Pregravid cardiometabolic risk factors
When data from >1 MHC examination were available, data from the visit before but closest to the index pregnancy were used in the analysis. Serum glucose and total cholesterol levels and diastolic and systolic blood pressure were first categorized into tertiles according to the distribution in the control subjects. In addition, women were categorized according to clinically relevant adverse levels of cardiometabolic risk factors. Overweight/obesity was defined as a BMI of >25 kg/m 2 . Prehypertension/hypertension was defined as a systolic blood pressure of >120 mm Hg and/or diastolic blood pressure of at least 80 mm Hg for diastolic or a reported use of antihypertensive treatment. Hypercholesterolemia was defined as a serum cholesterol of ≥200 mg/dL. Mild hyperglycemia was defined as a pregravid random serum glucose level of ≥100 mg/dL but ≤140 mg/dL, given that 100 mg/dL represented the 95th percentile for our study population.
Statistics
Conditional logistic regression was used to obtain odds ratios as estimates of the relative risk of GDM in relation to each individual cardiometabolic risk factor. We also examined a multivariate model that contained all the clinically relevant cardiometabolic risk factors defined earlier to identify independent cardiometabolic predictors of GDM. To assess confounding, we entered covariates into a logistic regression model one at a time and then compared the adjusted and unadjusted odds ratios. Final adjusted logistic regression models included covariates that altered unadjusted odds ratios by at least 10% for at least 1 cardiometabolic risk factor. Variables that were evaluated for confounding were race/ethnicity, pregravid BMI (kilograms per square meter, except for the model with obesity), parity, maternal education in years, alcohol consumption, cigarette smoking, caffeine consumption, and first-degree family history of diabetes mellitus.

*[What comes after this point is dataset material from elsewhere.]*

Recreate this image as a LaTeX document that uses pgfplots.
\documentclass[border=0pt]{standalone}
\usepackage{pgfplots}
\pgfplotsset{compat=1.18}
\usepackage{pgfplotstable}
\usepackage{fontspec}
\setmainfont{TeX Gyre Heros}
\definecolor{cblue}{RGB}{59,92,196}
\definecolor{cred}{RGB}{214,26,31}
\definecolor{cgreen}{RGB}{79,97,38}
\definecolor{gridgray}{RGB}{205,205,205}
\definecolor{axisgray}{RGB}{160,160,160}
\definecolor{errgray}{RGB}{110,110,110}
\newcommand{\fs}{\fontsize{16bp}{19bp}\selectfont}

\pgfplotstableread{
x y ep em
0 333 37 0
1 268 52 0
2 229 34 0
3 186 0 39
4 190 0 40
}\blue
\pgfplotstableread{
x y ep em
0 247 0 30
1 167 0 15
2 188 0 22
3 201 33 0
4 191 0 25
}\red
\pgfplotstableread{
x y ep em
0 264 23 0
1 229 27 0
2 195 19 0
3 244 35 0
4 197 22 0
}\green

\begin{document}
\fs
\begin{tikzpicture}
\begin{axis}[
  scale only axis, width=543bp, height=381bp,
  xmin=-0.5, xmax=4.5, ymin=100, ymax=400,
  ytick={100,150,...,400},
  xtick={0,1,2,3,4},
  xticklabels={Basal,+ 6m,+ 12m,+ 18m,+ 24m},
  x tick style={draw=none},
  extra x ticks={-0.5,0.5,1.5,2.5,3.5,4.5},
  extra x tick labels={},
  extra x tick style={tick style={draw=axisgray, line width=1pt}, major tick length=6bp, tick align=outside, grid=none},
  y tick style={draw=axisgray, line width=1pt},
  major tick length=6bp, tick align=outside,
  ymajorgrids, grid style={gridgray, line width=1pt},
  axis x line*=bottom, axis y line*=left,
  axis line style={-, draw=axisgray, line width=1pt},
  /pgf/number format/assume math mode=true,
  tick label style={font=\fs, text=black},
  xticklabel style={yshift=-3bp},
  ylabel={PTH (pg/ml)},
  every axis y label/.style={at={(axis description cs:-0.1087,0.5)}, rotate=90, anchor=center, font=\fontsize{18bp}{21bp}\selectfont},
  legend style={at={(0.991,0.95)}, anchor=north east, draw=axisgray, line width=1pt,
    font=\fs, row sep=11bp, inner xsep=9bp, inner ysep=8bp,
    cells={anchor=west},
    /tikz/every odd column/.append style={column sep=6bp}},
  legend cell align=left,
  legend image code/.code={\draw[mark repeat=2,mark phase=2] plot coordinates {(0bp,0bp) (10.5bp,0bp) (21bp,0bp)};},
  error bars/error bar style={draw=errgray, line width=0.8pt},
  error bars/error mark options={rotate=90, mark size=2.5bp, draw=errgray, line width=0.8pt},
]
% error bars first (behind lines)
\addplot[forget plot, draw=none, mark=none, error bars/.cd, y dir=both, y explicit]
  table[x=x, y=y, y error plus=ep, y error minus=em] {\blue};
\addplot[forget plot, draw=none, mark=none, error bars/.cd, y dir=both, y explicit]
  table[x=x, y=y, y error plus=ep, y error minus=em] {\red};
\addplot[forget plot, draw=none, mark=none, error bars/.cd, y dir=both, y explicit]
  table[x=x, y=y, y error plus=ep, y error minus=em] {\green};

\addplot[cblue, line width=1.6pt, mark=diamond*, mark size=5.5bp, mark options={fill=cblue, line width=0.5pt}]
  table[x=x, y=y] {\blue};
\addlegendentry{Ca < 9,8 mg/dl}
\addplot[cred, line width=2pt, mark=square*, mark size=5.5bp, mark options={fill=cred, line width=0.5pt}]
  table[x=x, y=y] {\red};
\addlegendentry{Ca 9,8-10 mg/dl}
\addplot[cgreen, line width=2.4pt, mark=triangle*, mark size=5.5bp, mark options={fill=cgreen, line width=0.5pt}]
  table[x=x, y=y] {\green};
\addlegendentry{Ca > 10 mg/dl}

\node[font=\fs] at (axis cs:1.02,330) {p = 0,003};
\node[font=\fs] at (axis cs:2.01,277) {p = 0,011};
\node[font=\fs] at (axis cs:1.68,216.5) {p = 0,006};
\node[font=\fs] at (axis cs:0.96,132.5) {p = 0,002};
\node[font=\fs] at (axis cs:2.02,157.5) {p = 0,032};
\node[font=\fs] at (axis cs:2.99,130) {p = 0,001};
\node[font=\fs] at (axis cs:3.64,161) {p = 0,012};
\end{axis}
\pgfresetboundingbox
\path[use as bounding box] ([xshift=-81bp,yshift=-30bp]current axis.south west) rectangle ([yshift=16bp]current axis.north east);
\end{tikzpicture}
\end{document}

Sensitivity analyses were conducted only for cases who met the more stringent National Diabetes Data Group criteria for GDM to see whether the association varied by severity of disease or by hours since last food ingestion (<6 vs ≥6 hours) to see whether the associations varied by time since last food intake. In addition, we conducted a sensitivity analysis to examine the multivariate model of cardiometabolic risk factors and GDM that was restricted to nulliparous women to ensure that the association was similar among women without a previous GDM pregnancy, because we were unable to control for history of GDM.

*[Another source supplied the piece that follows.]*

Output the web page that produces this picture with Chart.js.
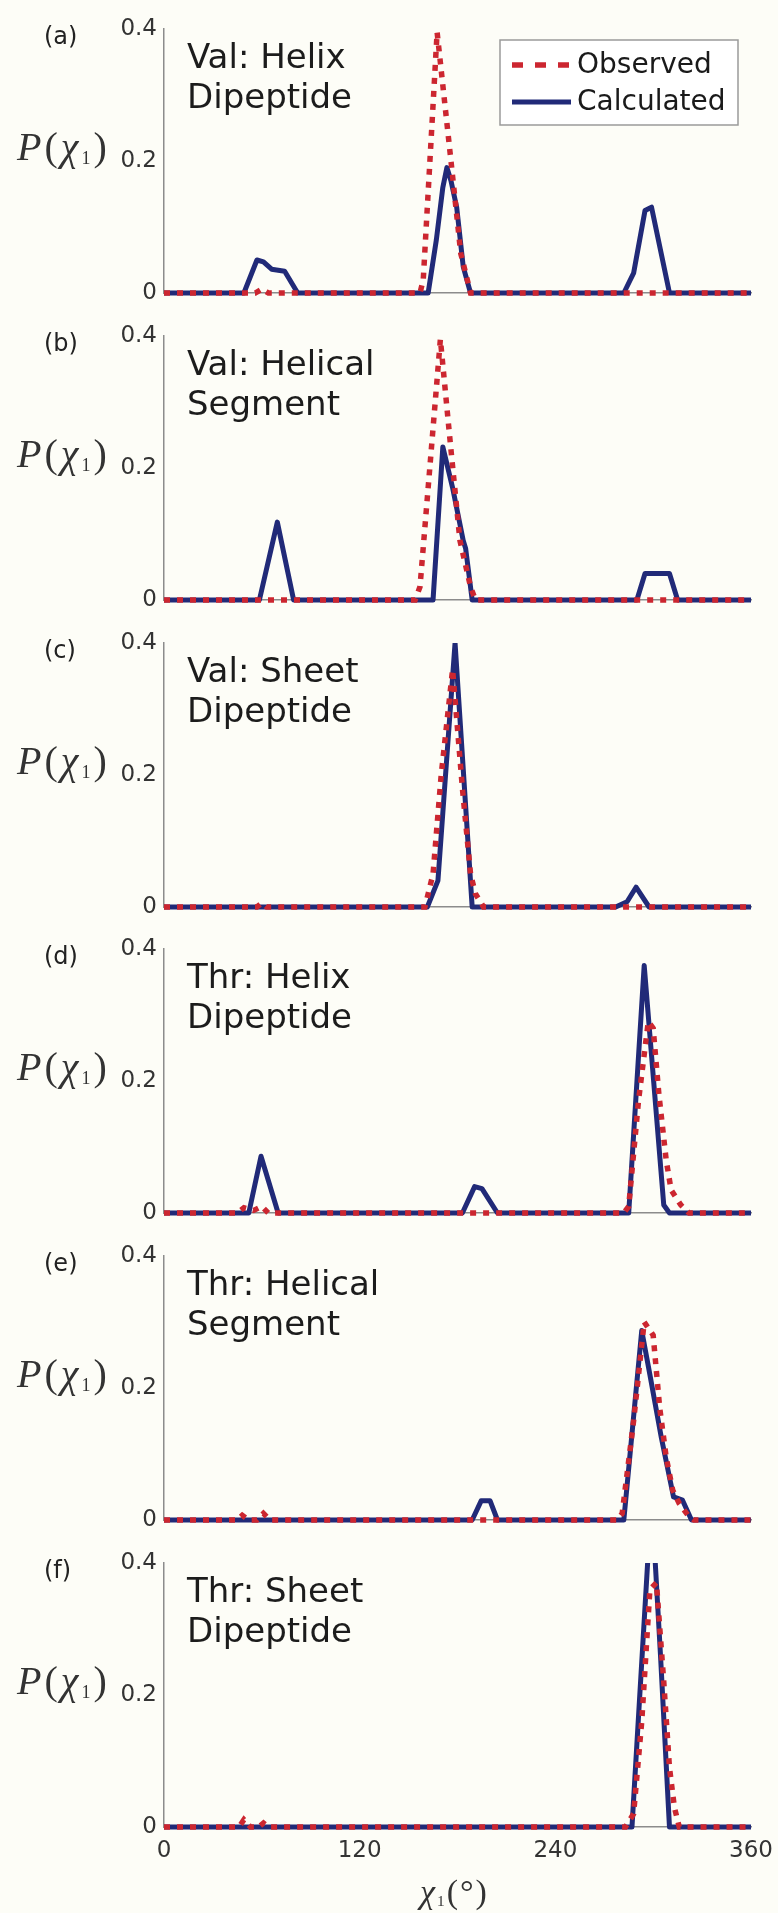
<!DOCTYPE html>
<html>
<head>
<meta charset="utf-8">
<script src="https://cdn.jsdelivr.net/npm/chart.js@4.4.0/dist/chart.umd.min.js"></script>
<style>
  html, body { margin: 0; padding: 0; background: #fdfdf7; }
  #page { position: relative; width: 778px; height: 1913px; overflow: hidden;
          font-family: 'DejaVu Sans', sans-serif; color: #1c1c1c; }
  .panel { position: absolute; left: 0; }
  .panel canvas { display: block; }
  .letter { position: absolute; left: 44px; font-size: 24px; line-height: 28px; color: #222; }
  .note { position: absolute; left: 187px; font-size: 34px; line-height: 40px; white-space: nowrap; }
  .ylab, .xlab { position: absolute; font-family: 'Liberation Serif', 'DejaVu Serif', serif;
                 color: #333; white-space: nowrap; }
  .ylab { left: 17px; font-size: 40px; line-height: 40px; letter-spacing: 3px; }
  .xlab { font-size: 34px; line-height: 36px; letter-spacing: 2px; }
  .ylab sub, .xlab sub { font-size: 45%; font-style: normal; vertical-align: -0.2em; }
</style>
</head>
<body>
<div id="page"></div>
<script>
// Datos: pares [chi1 en grados, P(chi1)]
const xTicks = [0, 120, 240, 360];
const yTicks = [0, 0.2, 0.4];
const seriesLabels = ['Observed', 'Calculated'];
const panelLetters = ['(a)', '(b)', '(c)', '(d)', '(e)', '(f)'];
const panelNotes = [
    ['Val: Helix', 'Dipeptide'],
    ['Val: Helical', 'Segment'],
    ['Val: Sheet', 'Dipeptide'],
    ['Thr: Helix', 'Dipeptide'],
    ['Thr: Helical', 'Segment'],
    ['Thr: Sheet', 'Dipeptide']
];

// (a) Val: Helix Dipeptide
const valHelixDipObs = [[0, 0], [56, 0], [60, 0.006], [64, 0], [157, 0], [159, 0.02], [167.5, 0.395],
    [176, 0.2], [182, 0.06], [188, 0], [360, 0]];
const valHelixDipCalc = [[0, 0], [49, 0], [57, 0.05], [61, 0.047], [66, 0.036], [74, 0.033], [82, 0],
    [162, 0], [167, 0.08], [171, 0.16], [173.5, 0.19], [176, 0.17], [179.5, 0.13], [183.5, 0.04],
    [188, 0], [282, 0], [288, 0.03], [295, 0.125], [299, 0.13], [310, 0], [360, 0]];
// (b) Val: Helical Segment
const valHelicalSegObs = [[0, 0], [154, 0], [157, 0.02], [169.5, 0.395], [175.5, 0.24], [181.5, 0.09],
    [188, 0.02], [191, 0], [360, 0]];
const valHelicalSegCalc = [[0, 0], [58.5, 0], [69.5, 0.118], [79.5, 0], [165, 0], [171, 0.232],
    [177, 0.17], [183.5, 0.09], [185, 0.078], [189, 0], [290, 0], [295, 0.04], [310, 0.04],
    [315, 0], [360, 0]];
// (c) Val: Sheet Dipeptide
const valSheetDipObs = [[0, 0], [57, 0], [60, 0.006], [63, 0], [160, 0], [165, 0.05], [170, 0.2],
    [177, 0.36], [183, 0.18], [188, 0.05], [191, 0.02], [196, 0], [360, 0]];
const valSheetDipCalc = [[0, 0], [161.5, 0], [168, 0.04], [178.5, 0.4], [189, 0], [277, 0],
    [284, 0.008], [289.5, 0.03], [297.5, 0], [360, 0]];
// (d) Thr: Helix Dipeptide
const thrHelixDipObs = [[0, 0], [45, 0], [49, 0.008], [55, 0.004], [60, 0.01], [64, 0], [282, 0],
    [285, 0.01], [291, 0.17], [297, 0.29], [300, 0.28], [303.5, 0.18], [308, 0.08], [311, 0.035],
    [317, 0.012], [322, 0], [360, 0]];
const thrHelixDipCalc = [[0, 0], [52, 0], [59.5, 0.086], [70, 0], [183, 0], [190.5, 0.04],
    [195, 0.037], [204.5, 0], [285, 0], [294.5, 0.375], [306.5, 0.012], [310, 0], [360, 0]];
// (e) Thr: Helical Segment
const thrHelicalSegObs = [[0, 0], [45, 0], [48, 0.007], [52, 0], [57, 0], [61, 0.01], [65, 0],
    [278, 0], [281, 0.01], [288, 0.15], [294.5, 0.3], [300, 0.28], [304, 0.17], [308, 0.095],
    [312, 0.045], [316, 0.025], [322, 0.005], [325, 0], [360, 0]];
const thrHelicalSegCalc = [[0, 0], [189, 0], [194.5, 0.029], [200, 0.029], [204.5, 0], [282, 0],
    [293, 0.287], [298, 0.22], [305, 0.125], [312.5, 0.035], [318, 0.03], [323.5, 0], [360, 0]];
// (f) Thr: Sheet Dipeptide
const thrSheetDipObs = [[0, 0], [46, 0], [49, 0.011], [53, 0], [58, 0], [61, 0.006], [64, 0],
    [283, 0], [288, 0.02], [293, 0.16], [298, 0.36], [302, 0.37], [306.5, 0.22], [310, 0.09],
    [313, 0.03], [316, 0], [360, 0]];
const thrSheetDipCalc = [[0, 0], [287, 0], [290, 0.125], [299, 0.5], [304.5, 0.26], [310, 0], [360, 0]];

const observedSets = [valHelixDipObs, valHelicalSegObs, valSheetDipObs,
    thrHelixDipObs, thrHelicalSegObs, thrSheetDipObs];
const calculatedSets = [valHelixDipCalc, valHelicalSegCalc, valSheetDipCalc,
    thrHelixDipCalc, thrHelicalSegCalc, thrSheetDipCalc];

// Estilos
const colorObserved = '#cc2630';
const colorCalculated = '#212a78';
const axisColor = '#8c8c8c';
Chart.defaults.font.family = "'DejaVu Sans', sans-serif";

// Geometría de cada panel (px)
const PAGE_H = 1913;
const PANEL_STEP = 306.8;
const AREA_TOP = 29;      // borde superior del área de trazado dentro del canvas
const AREA_BOTTOM = 293;  // línea de cero dentro del canvas
const AREA_LEFT = 164;
const AREA_RIGHT_PAD = 27;

// Leyenda con recuadro (solo en el panel a)
const legendBox = {
    id: 'legendBox',
    afterDraw(chart) {
        const ctx = chart.ctx;
        const x0 = 500, y0 = 40, w = 238, h = 85;
        ctx.save();
        ctx.fillStyle = '#ffffff';
        ctx.fillRect(x0, y0, w, h);
        ctx.strokeStyle = '#9a9a9a';
        ctx.lineWidth = 1.5;
        ctx.strokeRect(x0, y0, w, h);
        chart.data.datasets.forEach(function(ds, k) {
            const y = y0 + 25 + k * 37;
            ctx.beginPath();
            ctx.setLineDash(ds.borderDash ? [11, 12] : []);
            ctx.lineWidth = ds.borderWidth;
            ctx.strokeStyle = ds.borderColor;
            ctx.moveTo(x0 + 12, y);
            ctx.lineTo(x0 + 71, y);
            ctx.stroke();
            ctx.setLineDash([]);
            ctx.fillStyle = '#1a1a1a';
            ctx.font = "28px 'DejaVu Sans'";
            ctx.textBaseline = 'middle';
            ctx.fillText(ds.label, x0 + 77, y + 1);
        });
        ctx.restore();
    }
};

function toPoints(pairs) {
    return pairs.map(p => ({ x: p[0], y: p[1] }));
}

const page = document.getElementById('page');

panelLetters.forEach(function(letter, i) {
    const isLast = i === panelLetters.length - 1;
    const top = Math.round(i * PANEL_STEP);
    const height = isLast ? PAGE_H - top : 320;

    const wrap = document.createElement('div');
    wrap.className = 'panel';
    wrap.style.top = top + 'px';
    const canvas = document.createElement('canvas');
    canvas.width = 778;
    canvas.height = height;
    wrap.appendChild(canvas);
    page.appendChild(wrap);

    new Chart(canvas, {
        type: 'line',
        data: {
            datasets: [{
                label: seriesLabels[0],
                data: toPoints(observedSets[i]),
                borderColor: colorObserved,
                borderWidth: 5.5,
                borderDash: [6, 7],
                borderCapStyle: 'butt',
                pointRadius: 0,
                tension: 0,
                fill: false,
                clip: { left: 4, top: 0, right: 4, bottom: 4 }
            }, {
                label: seriesLabels[1],
                data: toPoints(calculatedSets[i]),
                borderColor: colorCalculated,
                borderWidth: 5,
                borderJoinStyle: 'round',
                pointRadius: 0,
                tension: 0,
                fill: false,
                clip: { left: 4, top: 0, right: 4, bottom: 4 }
            }]
        },
        options: {
            responsive: false,
            animation: false,
            events: [],
            layout: { padding: { top: AREA_TOP, left: 0, right: AREA_RIGHT_PAD, bottom: 0 } },
            plugins: {
                legend: { display: false },
                tooltip: { enabled: false }
            },
            scales: {
                x: {
                    type: 'linear',
                    min: 0,
                    max: 360,
                    afterBuildTicks: s => { s.ticks = xTicks.map(v => ({ value: v })); },
                    ticks: { display: isLast, font: { size: 23 }, color: '#333', padding: 10, maxRotation: 0 },
                    grid: { display: false, drawTicks: false },
                    border: { display: true, color: axisColor, width: 1.5 },
                    afterFit: s => {
                        s.height = height - AREA_BOTTOM;
                        s.paddingLeft = 0;
                        s.paddingRight = 0;
                    }
                },
                y: {
                    min: 0,
                    max: 0.4,
                    afterBuildTicks: s => { s.ticks = yTicks.map(v => ({ value: v })); },
                    ticks: { font: { size: 23 }, color: '#333', padding: 7, callback: v => String(v) },
                    grid: { display: false, drawTicks: false },
                    border: { display: true, color: axisColor, width: 1.5 },
                    afterFit: s => {
                        s.width = AREA_LEFT;
                        s.paddingTop = 0;
                        s.paddingBottom = 0;
                    }
                }
            }
        },
        plugins: i === 0 ? [legendBox] : []
    });

    // Etiquetas de texto del panel
    const let_ = document.createElement('div');
    let_.className = 'letter';
    let_.style.top = (top + AREA_TOP - 7) + 'px';
    let_.textContent = letter;
    page.appendChild(let_);

    const note = document.createElement('div');
    note.className = 'note';
    note.style.top = (top + 36) + 'px';
    note.innerHTML = panelNotes[i].join('<br>');
    page.appendChild(note);

    const ylab = document.createElement('div');
    ylab.className = 'ylab';
    ylab.style.top = (top + AREA_TOP + 132 - 14 - 20) + 'px';
    ylab.innerHTML = '<i>P</i>(<i>χ</i><sub>1</sub>)';
    page.appendChild(ylab);
});

const xlab = document.createElement('div');
xlab.className = 'xlab';
xlab.style.left = '420px';
xlab.style.top = '1874px';
xlab.innerHTML = '<i>χ</i><sub>1</sub>(°)';
page.appendChild(xlab);
</script>
</body>
</html>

To assess the potential modifying effects of prepregnancy BMI (overweight, ≥25 kg/m 2 vs not overweight, <25 kg/m 2 ) and time since MHC examination (>7 vs ≤7 years), we tested interaction terms in unconditional logistic regression models that had been adjusted for time between MHC examination and pregnancy. This study was approved by the human subjects committee of the Kaiser Foundation Research Institute.